_Aim_
Take the lines from the beginning of the material through the line containing "const serif = 'Liberation" and retype them exactly, leaving the pictures out.
-- BEGIN Given material --
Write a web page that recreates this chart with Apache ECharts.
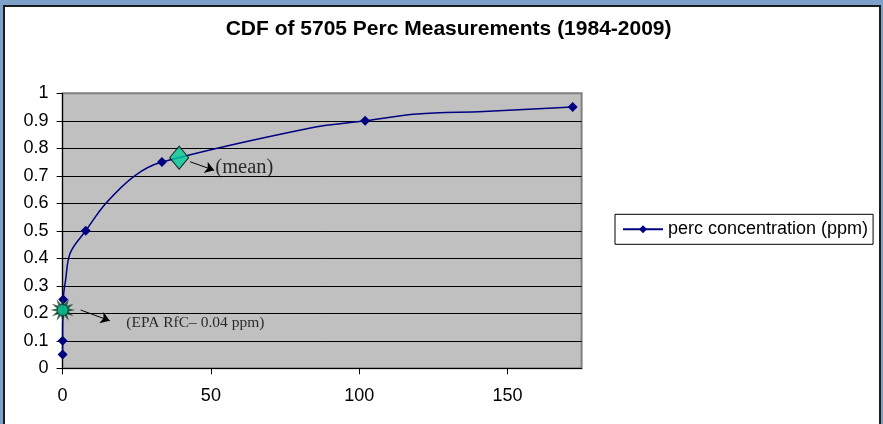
<!DOCTYPE html>
<html>
<head>
<meta charset="utf-8">
<script src="https://cdn.jsdelivr.net/npm/echarts@6/dist/echarts.min.js"></script>
<style>
  html, body { margin: 0; padding: 0; width: 883px; height: 424px; overflow: hidden; background: #7ea1ca; }
  #frame { position: absolute; left: 3px; top: 5px; width: 874px; height: 440px; border: 2px solid #1c1c1c; background: #fff; }
  #chart { width: 874px; height: 440px; }
</style>
</head>
<body>
<div id="frame"><div id="chart"></div></div>
<script>
// values
const percConc = [0, 0, 0.2, 1.0, 2.6, 7.8, 14.6, 24.3, 33.5, 84, 102, 119.5, 142, 172];
const cdfValues = [0.05, 0.1, 0.25, 0.32, 0.42, 0.5, 0.6, 0.7, 0.75, 0.875, 0.9, 0.925, 0.934, 0.95];
const hasMarker = [1, 1, 1, 0, 0, 1, 0, 0, 1, 0, 1, 0, 0, 1];
const meanPoint = [39.3, 0.766];
const rfcPoint = [0.04, 0.212];
const xTicks = [0, 50, 100, 150];

// annotations (data space)
const meanArrow = [[43, 0.751], [51.1, 0.72]];
const rfcArrow = [[6.1, 0.212], [15.9, 0.173]];
const meanText = [51.5, 0.729];
const rfcText = [21.5, 0.165];

const seriesName = 'perc concentration (ppm)';
const sans = 'Liberation Sans, Arial, sans-serif';
const serif = 'Liberation Serif, Times New Roman, serif';

// spiky "explosion" shape behind the RfC marker
const starPath = (() => {
  const n = 12;
  let d = '';
  for (let i = 0; i < n * 2; i++) {
    const r = i % 2 === 0 ? 50 : 24;
    const a = (Math.PI * i) / n - Math.PI / 2;
    d += (i === 0 ? 'M' : 'L') + (50 + r * Math.cos(a)).toFixed(2) + ' ' + (50 + r * Math.sin(a)).toFixed(2) + ' ';
  }
  return 'path://' + d + 'Z';
})();

const lineData = percConc.map((x, i) => ({
  value: [x, cdfValues[i]],
  symbol: hasMarker[i] ? 'diamond' : 'none',
}));

const chart = echarts.init(document.getElementById('chart'));
chart.setOption({
  animation: false,
  title: {
    text: 'CDF of 5705 Perc Measurements (1984-2009)',
    left: 438.6,
    top: 7,
    textAlign: 'center',
    textStyle: { fontFamily: sans, fontSize: 21, fontWeight: 'bold', color: '#000' },
  },
  legend: {
    data: [seriesName],
    left: 610,
    top: 207.3,
    orient: 'vertical',
    backgroundColor: '#fff',
    borderColor: '#000',
    borderWidth: 1,
    padding: [6, 5, 6, 7],
    itemWidth: 40,
    itemHeight: 10,
    textStyle: { fontFamily: sans, fontSize: 18, color: '#000' },
  },
  grid: {
    left: 57.6,
    top: 86.3,
    width: 519,
    height: 275,
    show: true,
    backgroundColor: '#c0c0c0',
    borderColor: '#808080',
    borderWidth: 2,
  },
  xAxis: {
    type: 'value',
    min: 0,
    max: 175,
    interval: 50,
    axisLine: { show: true, onZero: false, lineStyle: { color: '#000', width: 1 } },
    axisTick: { show: true, customValues: xTicks, length: 6, lineStyle: { color: '#000' } },
    axisLabel: { customValues: xTicks, fontFamily: sans, fontSize: 18, color: '#000', margin: 19 },
    splitLine: { show: false },
  },
  yAxis: {
    type: 'value',
    min: 0,
    max: 1,
    interval: 0.1,
    axisLine: { show: true, onZero: false, lineStyle: { color: '#000', width: 1 } },
    axisTick: { show: true, length: 6, lineStyle: { color: '#000' } },
    axisLabel: { fontFamily: sans, fontSize: 18, color: '#000', margin: 14 },
    splitLine: { show: true, showMaxLine: false, lineStyle: { color: '#000', width: 1 } },
  },
  series: [
    {
      name: seriesName,
      type: 'line',
      data: lineData,
      symbol: 'diamond',
      symbolSize: 10,
      smooth: 0.35,
      lineStyle: { color: '#000080', width: 1.5 },
      itemStyle: { color: '#000080' },
      z: 3,
    },
    {
      name: 'mean',
      type: 'scatter',
      data: [meanPoint],
      symbol: 'diamond',
      symbolSize: [19, 23],
      itemStyle: { color: '#00cc99', borderColor: '#000', borderWidth: 1 },
      z: 5,
    },
    {
      name: 'rfc-star',
      type: 'scatter',
      data: [rfcPoint],
      symbol: starPath,
      symbolSize: 25,
      itemStyle: { color: '#0d3b2c' },
      z: 4,
    },
    {
      name: 'rfc',
      type: 'scatter',
      data: [rfcPoint],
      symbol: 'circle',
      symbolSize: 11,
      itemStyle: { color: '#00cc99', borderColor: '#0d3b2c', borderWidth: 1 },
      z: 5,
    },
    {
      name: 'arrows',
      type: 'lines',
      coordinateSystem: 'cartesian2d',
      symbol: ['none', 'arrow'],
      symbolSize: 9,
      lineStyle: { color: '#000', width: 1, opacity: 1 },
      data: [{ coords: meanArrow }, { coords: rfcArrow }],
      silent: true,
      z: 6,
    },
    {
      name: 'notes',
      type: 'scatter',
      symbolSize: 0,
      silent: true,
      label: {
        show: true,
        position: 'right',
        distance: 0,
        fontFamily: serif,
        color: '#000',
      },
      data: [
        { value: meanText, label: { formatter: '(mean)', fontSize: 20.5 } },
        { value: rfcText, label: { formatter: '(EPA RfC\u2013 0.04 ppm)', fontSize: 15.5 } },
      ],
      z: 6,
    },
  ],
});
</script>
</body>
</html>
-- END Given material --
_Full output_
Write a web page that recreates this chart with Apache ECharts.
<!DOCTYPE html>
<html>
<head>
<meta charset="utf-8">
<script src="https://cdn.jsdelivr.net/npm/echarts@6/dist/echarts.min.js"></script>
<style>
  html, body { margin: 0; padding: 0; width: 883px; height: 424px; overflow: hidden; background: #7ea1ca; }
  #frame { position: absolute; left: 3px; top: 5px; width: 874px; height: 440px; border: 2px solid #1c1c1c; background: #fff; }
  #chart { width: 874px; height: 440px; }
</style>
</head>
<body>
<div id="frame"><div id="chart"></div></div>
<script>
// values
const percConc = [0, 0, 0.2, 1.0, 2.6, 7.8, 14.6, 24.3, 33.5, 84, 102, 119.5, 142, 172];
const cdfValues = [0.05, 0.1, 0.25, 0.32, 0.42, 0.5, 0.6, 0.7, 0.75, 0.875, 0.9, 0.925, 0.934, 0.95];
const hasMarker = [1, 1, 1, 0, 0, 1, 0, 0, 1, 0, 1, 0, 0, 1];
const meanPoint = [39.3, 0.766];
const rfcPoint = [0.04, 0.212];
const xTicks = [0, 50, 100, 150];

// annotations (data space)
const meanArrow = [[43, 0.751], [51.1, 0.72]];
const rfcArrow = [[6.1, 0.212], [15.9, 0.173]];
const meanText = [51.5, 0.729];
const rfcText = [21.5, 0.165];

const seriesName = 'perc concentration (ppm)';
const sans = 'Liberation Sans, Arial, sans-serif';
const serif = 'Liberation Serif, Times New Roman, serif';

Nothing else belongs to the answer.